Tous les jours, vous accusez les socialistes de vouloir faire intervenir la loi en toutes choses, de vouloir effacer la responsabilité personnelle.

Tous les jours, vous vous plaignez de ce que, partout où il y a un mal, une souffrance, une douleur, l’homme invoque sans cesse la loi et l’État.

Quant à moi, je ne veux pas que, parce qu’un homme chôme et que par cela même il dévore une partie de ses économies, la loi puisse lui dire : « Tu travailleras dans cet atelier, quoiqu’on ne t’accorde pas le prix que tu demandes. » Je n’admets pas cette théorie.

Enfin vous dites qu’il nuit à la société tout entière.

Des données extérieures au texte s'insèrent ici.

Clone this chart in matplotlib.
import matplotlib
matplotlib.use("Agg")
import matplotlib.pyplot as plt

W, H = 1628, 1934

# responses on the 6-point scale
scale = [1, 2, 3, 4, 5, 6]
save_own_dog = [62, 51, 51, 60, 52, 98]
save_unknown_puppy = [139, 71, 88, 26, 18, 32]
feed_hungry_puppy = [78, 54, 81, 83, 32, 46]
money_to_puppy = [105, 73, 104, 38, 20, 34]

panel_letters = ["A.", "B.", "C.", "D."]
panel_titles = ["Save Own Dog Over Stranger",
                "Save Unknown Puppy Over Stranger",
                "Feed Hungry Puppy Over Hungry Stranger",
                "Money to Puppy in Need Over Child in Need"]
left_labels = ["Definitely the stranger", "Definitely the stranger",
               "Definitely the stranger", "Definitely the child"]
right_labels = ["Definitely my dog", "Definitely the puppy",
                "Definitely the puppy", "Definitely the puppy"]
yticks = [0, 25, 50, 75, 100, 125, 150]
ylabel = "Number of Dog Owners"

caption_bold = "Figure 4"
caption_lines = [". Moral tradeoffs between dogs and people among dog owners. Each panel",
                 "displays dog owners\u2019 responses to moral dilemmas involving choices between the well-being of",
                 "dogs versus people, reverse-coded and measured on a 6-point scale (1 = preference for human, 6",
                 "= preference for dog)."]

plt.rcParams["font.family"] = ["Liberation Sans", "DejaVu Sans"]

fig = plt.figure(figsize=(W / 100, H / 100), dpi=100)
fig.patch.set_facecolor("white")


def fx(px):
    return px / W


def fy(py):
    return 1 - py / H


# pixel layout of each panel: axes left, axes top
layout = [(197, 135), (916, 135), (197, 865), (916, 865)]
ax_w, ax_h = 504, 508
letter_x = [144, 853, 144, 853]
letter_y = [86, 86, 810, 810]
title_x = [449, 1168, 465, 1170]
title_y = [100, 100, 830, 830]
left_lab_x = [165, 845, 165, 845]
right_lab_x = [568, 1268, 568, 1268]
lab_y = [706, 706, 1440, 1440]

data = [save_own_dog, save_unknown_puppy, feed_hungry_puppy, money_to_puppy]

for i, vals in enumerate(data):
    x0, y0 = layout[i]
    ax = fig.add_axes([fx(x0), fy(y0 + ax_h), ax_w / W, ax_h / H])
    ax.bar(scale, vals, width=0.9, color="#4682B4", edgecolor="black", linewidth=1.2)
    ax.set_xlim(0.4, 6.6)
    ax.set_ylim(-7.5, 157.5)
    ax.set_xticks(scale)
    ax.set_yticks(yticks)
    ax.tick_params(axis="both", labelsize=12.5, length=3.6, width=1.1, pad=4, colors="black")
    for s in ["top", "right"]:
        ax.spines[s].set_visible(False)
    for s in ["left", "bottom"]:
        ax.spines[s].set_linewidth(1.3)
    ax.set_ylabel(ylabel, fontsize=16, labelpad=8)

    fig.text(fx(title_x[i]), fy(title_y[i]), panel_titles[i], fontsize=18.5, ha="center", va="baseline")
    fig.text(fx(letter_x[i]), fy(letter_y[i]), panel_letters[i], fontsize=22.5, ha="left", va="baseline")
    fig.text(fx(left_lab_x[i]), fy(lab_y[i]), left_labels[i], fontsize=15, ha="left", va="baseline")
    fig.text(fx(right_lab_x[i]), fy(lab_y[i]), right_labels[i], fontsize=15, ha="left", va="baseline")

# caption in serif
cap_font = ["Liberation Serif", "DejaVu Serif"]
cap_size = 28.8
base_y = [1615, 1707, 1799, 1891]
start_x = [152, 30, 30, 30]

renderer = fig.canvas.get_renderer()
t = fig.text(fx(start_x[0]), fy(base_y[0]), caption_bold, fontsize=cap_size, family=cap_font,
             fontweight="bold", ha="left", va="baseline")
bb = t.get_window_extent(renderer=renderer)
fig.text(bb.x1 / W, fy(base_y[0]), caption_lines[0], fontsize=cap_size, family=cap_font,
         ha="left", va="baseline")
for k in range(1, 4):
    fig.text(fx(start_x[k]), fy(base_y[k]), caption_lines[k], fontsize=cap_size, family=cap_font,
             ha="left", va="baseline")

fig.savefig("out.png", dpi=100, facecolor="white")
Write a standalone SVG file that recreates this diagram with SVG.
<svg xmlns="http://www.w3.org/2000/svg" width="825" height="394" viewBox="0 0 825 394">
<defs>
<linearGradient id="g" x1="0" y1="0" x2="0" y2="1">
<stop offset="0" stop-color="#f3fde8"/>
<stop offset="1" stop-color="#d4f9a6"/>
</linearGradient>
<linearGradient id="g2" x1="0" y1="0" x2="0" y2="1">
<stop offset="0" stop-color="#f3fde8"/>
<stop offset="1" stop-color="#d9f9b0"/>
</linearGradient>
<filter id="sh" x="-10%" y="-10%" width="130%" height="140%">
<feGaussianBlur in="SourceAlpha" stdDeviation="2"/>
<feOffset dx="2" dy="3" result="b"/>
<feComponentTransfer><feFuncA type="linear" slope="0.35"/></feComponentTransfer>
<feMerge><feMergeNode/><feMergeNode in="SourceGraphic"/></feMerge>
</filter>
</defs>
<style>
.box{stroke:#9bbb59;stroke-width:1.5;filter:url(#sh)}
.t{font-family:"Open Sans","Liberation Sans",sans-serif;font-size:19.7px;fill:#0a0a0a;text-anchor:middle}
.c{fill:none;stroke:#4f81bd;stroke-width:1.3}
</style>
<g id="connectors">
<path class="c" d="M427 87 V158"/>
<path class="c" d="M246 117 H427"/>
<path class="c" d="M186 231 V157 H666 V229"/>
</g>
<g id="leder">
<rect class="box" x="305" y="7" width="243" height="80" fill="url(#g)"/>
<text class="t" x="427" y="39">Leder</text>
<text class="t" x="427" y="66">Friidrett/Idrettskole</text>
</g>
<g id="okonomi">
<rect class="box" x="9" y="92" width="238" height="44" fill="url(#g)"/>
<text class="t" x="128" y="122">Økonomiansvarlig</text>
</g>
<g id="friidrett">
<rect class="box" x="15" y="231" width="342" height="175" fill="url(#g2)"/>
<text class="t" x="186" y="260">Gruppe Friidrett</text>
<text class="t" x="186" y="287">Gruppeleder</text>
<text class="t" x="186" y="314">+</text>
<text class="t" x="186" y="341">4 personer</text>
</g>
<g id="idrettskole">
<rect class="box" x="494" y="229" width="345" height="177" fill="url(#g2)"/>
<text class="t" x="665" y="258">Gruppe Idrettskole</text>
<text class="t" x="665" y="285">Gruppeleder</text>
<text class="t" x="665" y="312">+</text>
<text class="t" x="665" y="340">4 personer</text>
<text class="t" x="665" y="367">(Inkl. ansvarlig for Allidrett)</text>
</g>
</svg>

Il n’y a pas de doute qu’il nuit à la société ; mais c’est le même raisonnement ; un homme juge qu’en cessant de travailler il obtiendra un meilleur taux de salaire dans huit ou dix jours ; sans doute c’est une déperdition de travail pour la société, mais que voulez-vous faire ? Voulez-vous que la loi remédie à tout ? C’est impossible ; il faudrait alors dire qu’un marchand qui attend, pour vendre son café, son sucre, de meilleurs temps, nuit à la société ; il faudrait donc invoquer toujours la loi, toujours l’État !

On avait fait contre le projet de la commission une objection qu’il me semble qu’on a traitée bien légèrement, trop légèrement, car elle est fort sérieuse. On avait dit : De quoi s’agit-il ? Il y a des patrons d’un côté, des ouvriers de l’autre ; il s’agit de règlement de salaires. Évidemment, ce qu’il faut désirer, le salaire se réglant par le jeu naturel de l’offre et de la demande, c’est que la demande et l’offre soient aussi libres, ou, si vous voulez, aussi contraintes l’une que l’autre. Pour cela, il n’y a que deux moyens : il faut, ou laisser les coalitions parfaitement libres, ou les supprimer tout à fait.